## [INSTRUCTIONS TO FOLLOW]
Without the pictures, can you quote each line below exactly?

## [DATASET CONTENT]
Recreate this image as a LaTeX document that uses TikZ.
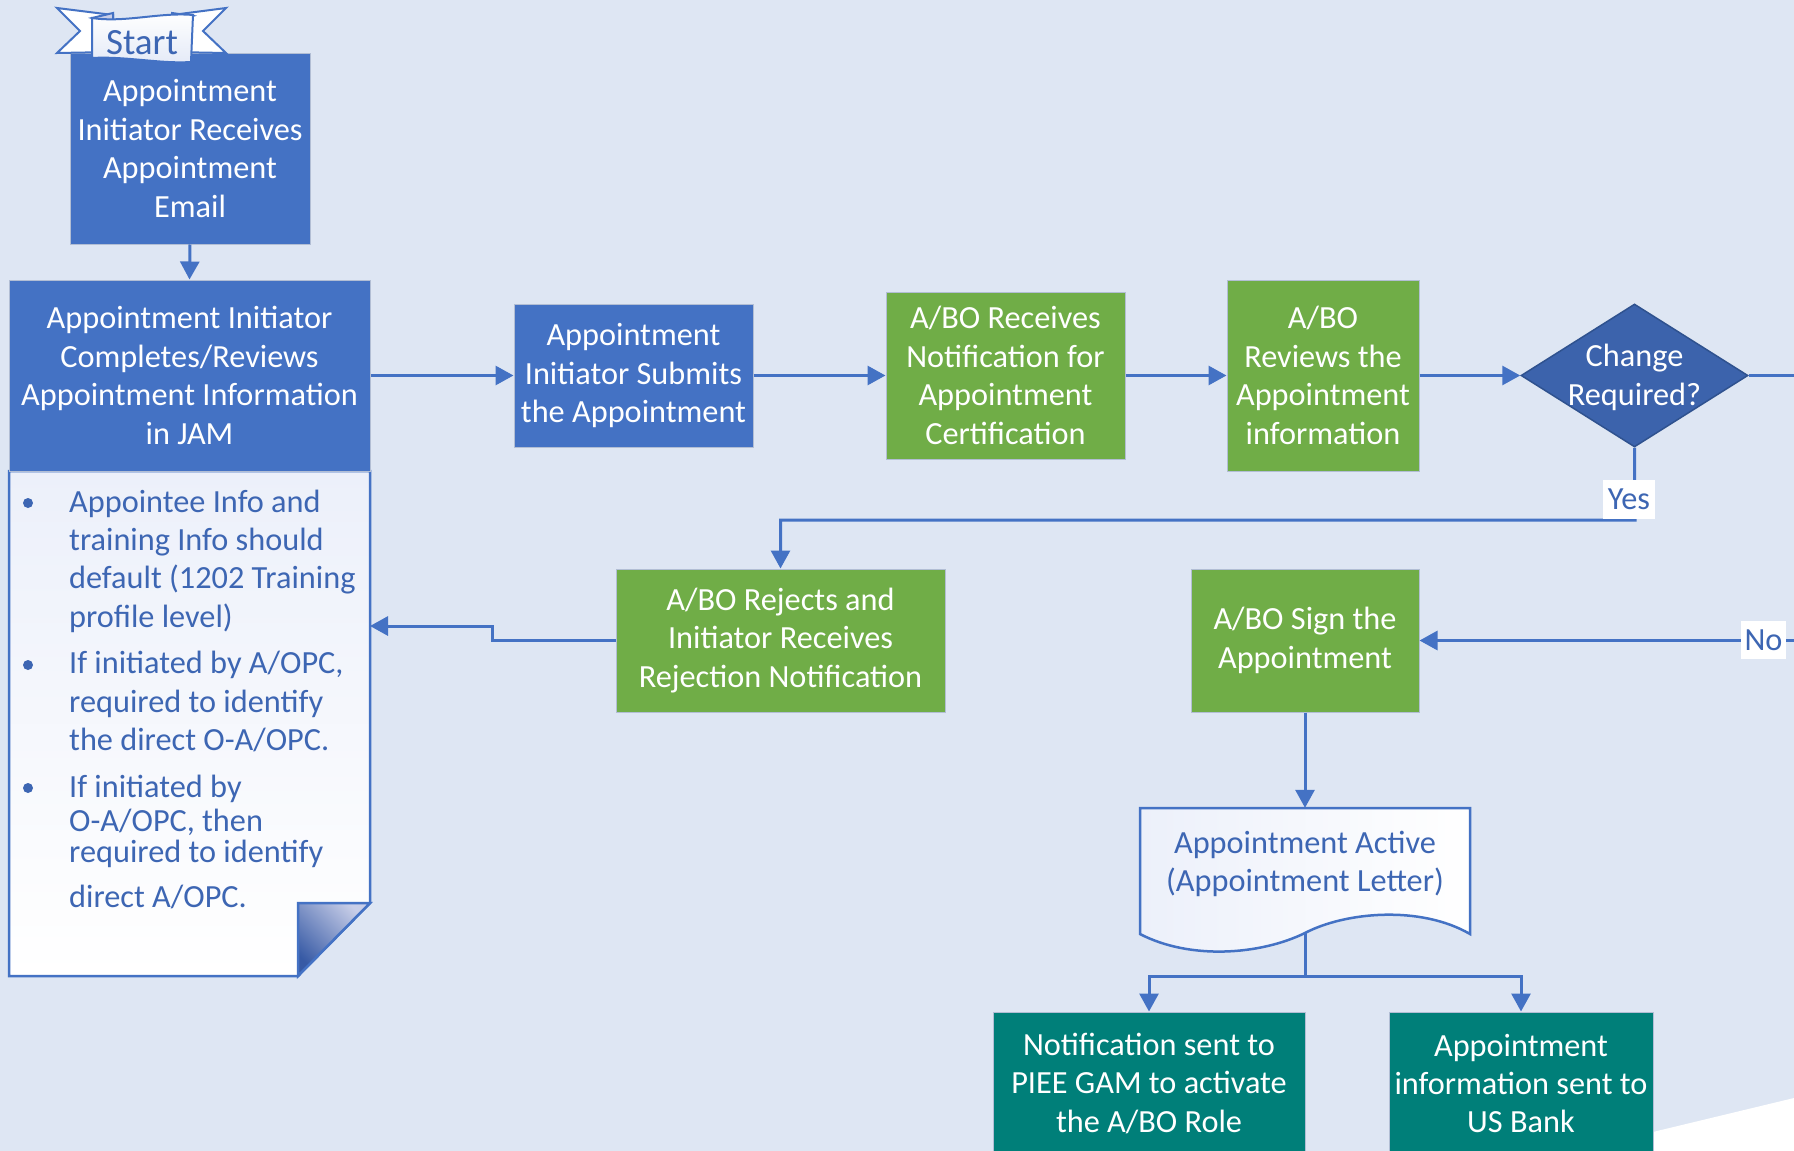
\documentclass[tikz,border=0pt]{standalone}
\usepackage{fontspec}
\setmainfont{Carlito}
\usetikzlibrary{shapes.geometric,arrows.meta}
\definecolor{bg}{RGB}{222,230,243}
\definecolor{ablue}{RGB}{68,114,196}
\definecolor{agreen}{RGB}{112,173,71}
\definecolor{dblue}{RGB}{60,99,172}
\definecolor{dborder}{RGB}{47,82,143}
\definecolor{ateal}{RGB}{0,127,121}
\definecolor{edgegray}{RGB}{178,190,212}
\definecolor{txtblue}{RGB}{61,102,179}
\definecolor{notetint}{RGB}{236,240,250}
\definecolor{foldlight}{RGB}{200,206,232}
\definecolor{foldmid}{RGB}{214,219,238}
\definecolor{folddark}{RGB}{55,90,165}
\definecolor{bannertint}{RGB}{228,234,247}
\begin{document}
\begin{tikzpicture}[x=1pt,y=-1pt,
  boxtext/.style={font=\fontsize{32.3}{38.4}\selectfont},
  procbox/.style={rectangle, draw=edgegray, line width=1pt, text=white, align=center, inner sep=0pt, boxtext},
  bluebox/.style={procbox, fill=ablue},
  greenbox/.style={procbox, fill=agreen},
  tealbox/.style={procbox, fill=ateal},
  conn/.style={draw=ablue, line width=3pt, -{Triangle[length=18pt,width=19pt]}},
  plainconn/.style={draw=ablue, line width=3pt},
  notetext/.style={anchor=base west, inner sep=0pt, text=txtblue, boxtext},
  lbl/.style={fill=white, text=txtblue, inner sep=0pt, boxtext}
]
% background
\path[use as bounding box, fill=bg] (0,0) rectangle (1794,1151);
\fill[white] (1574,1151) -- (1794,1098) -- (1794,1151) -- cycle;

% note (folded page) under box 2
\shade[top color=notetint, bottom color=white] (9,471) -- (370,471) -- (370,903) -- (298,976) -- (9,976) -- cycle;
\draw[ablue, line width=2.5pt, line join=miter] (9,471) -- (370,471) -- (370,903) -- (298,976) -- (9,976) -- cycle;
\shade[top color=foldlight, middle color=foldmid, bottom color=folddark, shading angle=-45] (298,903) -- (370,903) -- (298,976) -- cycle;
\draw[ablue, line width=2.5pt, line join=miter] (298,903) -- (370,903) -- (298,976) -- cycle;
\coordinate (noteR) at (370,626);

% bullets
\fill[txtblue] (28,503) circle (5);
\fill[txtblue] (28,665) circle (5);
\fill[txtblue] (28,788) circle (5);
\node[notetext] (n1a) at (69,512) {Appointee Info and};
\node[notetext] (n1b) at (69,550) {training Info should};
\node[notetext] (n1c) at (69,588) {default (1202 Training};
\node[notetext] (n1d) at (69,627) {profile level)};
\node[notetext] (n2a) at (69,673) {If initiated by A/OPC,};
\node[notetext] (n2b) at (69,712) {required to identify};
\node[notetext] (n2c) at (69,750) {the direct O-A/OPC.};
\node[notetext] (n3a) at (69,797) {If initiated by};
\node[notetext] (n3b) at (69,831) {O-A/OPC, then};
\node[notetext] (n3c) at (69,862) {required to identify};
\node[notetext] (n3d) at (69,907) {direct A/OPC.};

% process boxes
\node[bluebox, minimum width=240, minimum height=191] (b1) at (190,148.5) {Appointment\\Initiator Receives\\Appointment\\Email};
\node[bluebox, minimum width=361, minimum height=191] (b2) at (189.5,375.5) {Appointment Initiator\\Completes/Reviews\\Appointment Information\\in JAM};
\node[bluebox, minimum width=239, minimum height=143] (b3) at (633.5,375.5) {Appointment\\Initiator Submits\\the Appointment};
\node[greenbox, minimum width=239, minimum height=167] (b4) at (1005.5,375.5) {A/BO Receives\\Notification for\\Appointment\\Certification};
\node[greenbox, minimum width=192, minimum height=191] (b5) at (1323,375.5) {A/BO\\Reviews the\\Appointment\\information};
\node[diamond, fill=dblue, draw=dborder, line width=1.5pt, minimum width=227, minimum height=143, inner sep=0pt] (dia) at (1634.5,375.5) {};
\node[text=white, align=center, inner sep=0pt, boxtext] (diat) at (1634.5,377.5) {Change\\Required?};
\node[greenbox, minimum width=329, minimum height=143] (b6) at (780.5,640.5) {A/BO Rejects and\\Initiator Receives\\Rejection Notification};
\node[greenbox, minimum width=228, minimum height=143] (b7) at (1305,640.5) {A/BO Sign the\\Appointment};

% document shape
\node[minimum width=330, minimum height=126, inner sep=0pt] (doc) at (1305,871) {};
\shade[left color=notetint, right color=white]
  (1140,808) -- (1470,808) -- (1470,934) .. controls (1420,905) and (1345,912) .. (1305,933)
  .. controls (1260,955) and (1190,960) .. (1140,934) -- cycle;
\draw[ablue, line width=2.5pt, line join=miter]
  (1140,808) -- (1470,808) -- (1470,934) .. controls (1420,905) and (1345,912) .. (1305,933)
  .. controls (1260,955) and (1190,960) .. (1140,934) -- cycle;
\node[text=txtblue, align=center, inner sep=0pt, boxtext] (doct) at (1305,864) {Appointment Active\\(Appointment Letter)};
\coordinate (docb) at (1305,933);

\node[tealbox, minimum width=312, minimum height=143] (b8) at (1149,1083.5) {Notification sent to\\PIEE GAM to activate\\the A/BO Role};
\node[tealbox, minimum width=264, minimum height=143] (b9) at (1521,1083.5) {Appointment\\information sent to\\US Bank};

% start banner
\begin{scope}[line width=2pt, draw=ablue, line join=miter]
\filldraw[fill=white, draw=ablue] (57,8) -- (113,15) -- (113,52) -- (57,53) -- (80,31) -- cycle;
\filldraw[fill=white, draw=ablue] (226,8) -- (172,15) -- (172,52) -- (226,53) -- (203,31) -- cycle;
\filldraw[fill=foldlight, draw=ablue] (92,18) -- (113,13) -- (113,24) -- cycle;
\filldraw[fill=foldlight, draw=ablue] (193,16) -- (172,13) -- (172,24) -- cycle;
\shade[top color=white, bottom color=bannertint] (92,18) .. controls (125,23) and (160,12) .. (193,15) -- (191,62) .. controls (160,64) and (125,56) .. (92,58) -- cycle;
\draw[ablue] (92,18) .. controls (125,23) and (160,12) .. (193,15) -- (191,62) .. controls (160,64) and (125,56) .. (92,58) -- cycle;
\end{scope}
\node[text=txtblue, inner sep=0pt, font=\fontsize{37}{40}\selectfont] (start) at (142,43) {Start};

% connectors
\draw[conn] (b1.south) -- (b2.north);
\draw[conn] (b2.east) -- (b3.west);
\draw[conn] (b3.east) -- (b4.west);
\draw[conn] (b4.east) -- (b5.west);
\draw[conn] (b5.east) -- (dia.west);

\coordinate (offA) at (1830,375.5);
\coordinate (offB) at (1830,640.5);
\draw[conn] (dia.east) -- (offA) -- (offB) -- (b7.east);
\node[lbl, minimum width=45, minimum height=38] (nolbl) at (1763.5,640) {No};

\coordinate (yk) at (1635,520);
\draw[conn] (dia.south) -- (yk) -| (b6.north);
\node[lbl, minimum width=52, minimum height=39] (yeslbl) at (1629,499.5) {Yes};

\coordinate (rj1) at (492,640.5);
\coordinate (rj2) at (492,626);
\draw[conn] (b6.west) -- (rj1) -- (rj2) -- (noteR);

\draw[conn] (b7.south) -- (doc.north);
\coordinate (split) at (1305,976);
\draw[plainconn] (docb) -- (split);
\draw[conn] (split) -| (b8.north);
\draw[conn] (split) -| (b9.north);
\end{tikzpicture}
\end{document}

## [RESPONSE]
Recreate this image as a LaTeX document that uses TikZ.
\documentclass[tikz,border=0pt]{standalone}
\usepackage{fontspec}
\setmainfont{Carlito}
\usetikzlibrary{shapes.geometric,arrows.meta}
\definecolor{bg}{RGB}{222,230,243}
\definecolor{ablue}{RGB}{68,114,196}
\definecolor{agreen}{RGB}{112,173,71}
\definecolor{dblue}{RGB}{60,99,172}
\definecolor{dborder}{RGB}{47,82,143}
\definecolor{ateal}{RGB}{0,127,121}
\definecolor{edgegray}{RGB}{178,190,212}
\definecolor{txtblue}{RGB}{61,102,179}
\definecolor{notetint}{RGB}{236,240,250}
\definecolor{foldlight}{RGB}{200,206,232}
\definecolor{foldmid}{RGB}{214,219,238}
\definecolor{folddark}{RGB}{55,90,165}
\definecolor{bannertint}{RGB}{228,234,247}
\begin{document}
\begin{tikzpicture}[x=1pt,y=-1pt,
  boxtext/.style={font=\fontsize{32.3}{38.4}\selectfont},
  procbox/.style={rectangle, draw=edgegray, line width=1pt, text=white, align=center, inner sep=0pt, boxtext},
  bluebox/.style={procbox, fill=ablue},
  greenbox/.style={procbox, fill=agreen},
  tealbox/.style={procbox, fill=ateal},
  conn/.style={draw=ablue, line width=3pt, -{Triangle[length=18pt,width=19pt]}},
  plainconn/.style={draw=ablue, line width=3pt},
  notetext/.style={anchor=base west, inner sep=0pt, text=txtblue, boxtext},
  lbl/.style={fill=white, text=txtblue, inner sep=0pt, boxtext}
]
% background
\path[use as bounding box, fill=bg] (0,0) rectangle (1794,1151);
\fill[white] (1574,1151) -- (1794,1098) -- (1794,1151) -- cycle;

% note (folded page) under box 2
\shade[top color=notetint, bottom color=white] (9,471) -- (370,471) -- (370,903) -- (298,976) -- (9,976) -- cycle;
\draw[ablue, line width=2.5pt, line join=miter] (9,471) -- (370,471) -- (370,903) -- (298,976) -- (9,976) -- cycle;
\shade[top color=foldlight, middle color=foldmid, bottom color=folddark, shading angle=-45] (298,903) -- (370,903) -- (298,976) -- cycle;
\draw[ablue, line width=2.5pt, line join=miter] (298,903) -- (370,903) -- (298,976) -- cycle;
\coordinate (noteR) at (370,626);

% bullets
\fill[txtblue] (28,503) circle (5);
\fill[txtblue] (28,665) circle (5);
\fill[txtblue] (28,788) circle (5);
\node[notetext] (n1a) at (69,512) {Appointee Info and};
\node[notetext] (n1b) at (69,550) {training Info should};
\node[notetext] (n1c) at (69,588) {default (1202 Training};
\node[notetext] (n1d) at (69,627) {profile level)};
\node[notetext] (n2a) at (69,673) {If initiated by A/OPC,};
\node[notetext] (n2b) at (69,712) {required to identify};
\node[notetext] (n2c) at (69,750) {the direct O-A/OPC.};
\node[notetext] (n3a) at (69,797) {If initiated by};
\node[notetext] (n3b) at (69,831) {O-A/OPC, then};
\node[notetext] (n3c) at (69,862) {required to identify};
\node[notetext] (n3d) at (69,907) {direct A/OPC.};

% process boxes
\node[bluebox, minimum width=240, minimum height=191] (b1) at (190,148.5) {Appointment\\Initiator Receives\\Appointment\\Email};
\node[bluebox, minimum width=361, minimum height=191] (b2) at (189.5,375.5) {Appointment Initiator\\Completes/Reviews\\Appointment Information\\in JAM};
\node[bluebox, minimum width=239, minimum height=143] (b3) at (633.5,375.5) {Appointment\\Initiator Submits\\the Appointment};
\node[greenbox, minimum width=239, minimum height=167] (b4) at (1005.5,375.5) {A/BO Receives\\Notification for\\Appointment\\Certification};
\node[greenbox, minimum width=192, minimum height=191] (b5) at (1323,375.5) {A/BO\\Reviews the\\Appointment\\information};
\node[diamond, fill=dblue, draw=dborder, line width=1.5pt, minimum width=227, minimum height=143, inner sep=0pt] (dia) at (1634.5,375.5) {};
\node[text=white, align=center, inner sep=0pt, boxtext] (diat) at (1634.5,377.5) {Change\\Required?};
\node[greenbox, minimum width=329, minimum height=143] (b6) at (780.5,640.5) {A/BO Rejects and\\Initiator Receives\\Rejection Notification};
\node[greenbox, minimum width=228, minimum height=143] (b7) at (1305,640.5) {A/BO Sign the\\Appointment};

% document shape
\node[minimum width=330, minimum height=126, inner sep=0pt] (doc) at (1305,871) {};
\shade[left color=notetint, right color=white]
  (1140,808) -- (1470,808) -- (1470,934) .. controls (1420,905) and (1345,912) .. (1305,933)
  .. controls (1260,955) and (1190,960) .. (1140,934) -- cycle;
\draw[ablue, line width=2.5pt, line join=miter]
  (1140,808) -- (1470,808) -- (1470,934) .. controls (1420,905) and (1345,912) .. (1305,933)
  .. controls (1260,955) and (1190,960) .. (1140,934) -- cycle;
\node[text=txtblue, align=center, inner sep=0pt, boxtext] (doct) at (1305,864) {Appointment Active\\(Appointment Letter)};
\coordinate (docb) at (1305,933);

\node[tealbox, minimum width=312, minimum height=143] (b8) at (1149,1083.5) {Notification sent to\\PIEE GAM to activate\\the A/BO Role};
\node[tealbox, minimum width=264, minimum height=143] (b9) at (1521,1083.5) {Appointment\\information sent to\\US Bank};

% start banner
\begin{scope}[line width=2pt, draw=ablue, line join=miter]
\filldraw[fill=white, draw=ablue] (57,8) -- (113,15) -- (113,52) -- (57,53) -- (80,31) -- cycle;
\filldraw[fill=white, draw=ablue] (226,8) -- (172,15) -- (172,52) -- (226,53) -- (203,31) -- cycle;
\filldraw[fill=foldlight, draw=ablue] (92,18) -- (113,13) -- (113,24) -- cycle;
\filldraw[fill=foldlight, draw=ablue] (193,16) -- (172,13) -- (172,24) -- cycle;
\shade[top color=white, bottom color=bannertint] (92,18) .. controls (125,23) and (160,12) .. (193,15) -- (191,62) .. controls (160,64) and (125,56) .. (92,58) -- cycle;
\draw[ablue] (92,18) .. controls (125,23) and (160,12) .. (193,15) -- (191,62) .. controls (160,64) and (125,56) .. (92,58) -- cycle;
\end{scope}
\node[text=txtblue, inner sep=0pt, font=\fontsize{37}{40}\selectfont] (start) at (142,43) {Start};

% connectors
\draw[conn] (b1.south) -- (b2.north);
\draw[conn] (b2.east) -- (b3.west);
\draw[conn] (b3.east) -- (b4.west);
\draw[conn] (b4.east) -- (b5.west);
\draw[conn] (b5.east) -- (dia.west);

\coordinate (offA) at (1830,375.5);
\coordinate (offB) at (1830,640.5);
\draw[conn] (dia.east) -- (offA) -- (offB) -- (b7.east);
\node[lbl, minimum width=45, minimum height=38] (nolbl) at (1763.5,640) {No};

\coordinate (yk) at (1635,520);
\draw[conn] (dia.south) -- (yk) -| (b6.north);
\node[lbl, minimum width=52, minimum height=39] (yeslbl) at (1629,499.5) {Yes};

\coordinate (rj1) at (492,640.5);
\coordinate (rj2) at (492,626);
\draw[conn] (b6.west) -- (rj1) -- (rj2) -- (noteR);

\draw[conn] (b7.south) -- (doc.north);
\coordinate (split) at (1305,976);
\draw[plainconn] (docb) -- (split);
\draw[conn] (split) -| (b8.north);
\draw[conn] (split) -| (b9.north);
\end{tikzpicture}
\end{document}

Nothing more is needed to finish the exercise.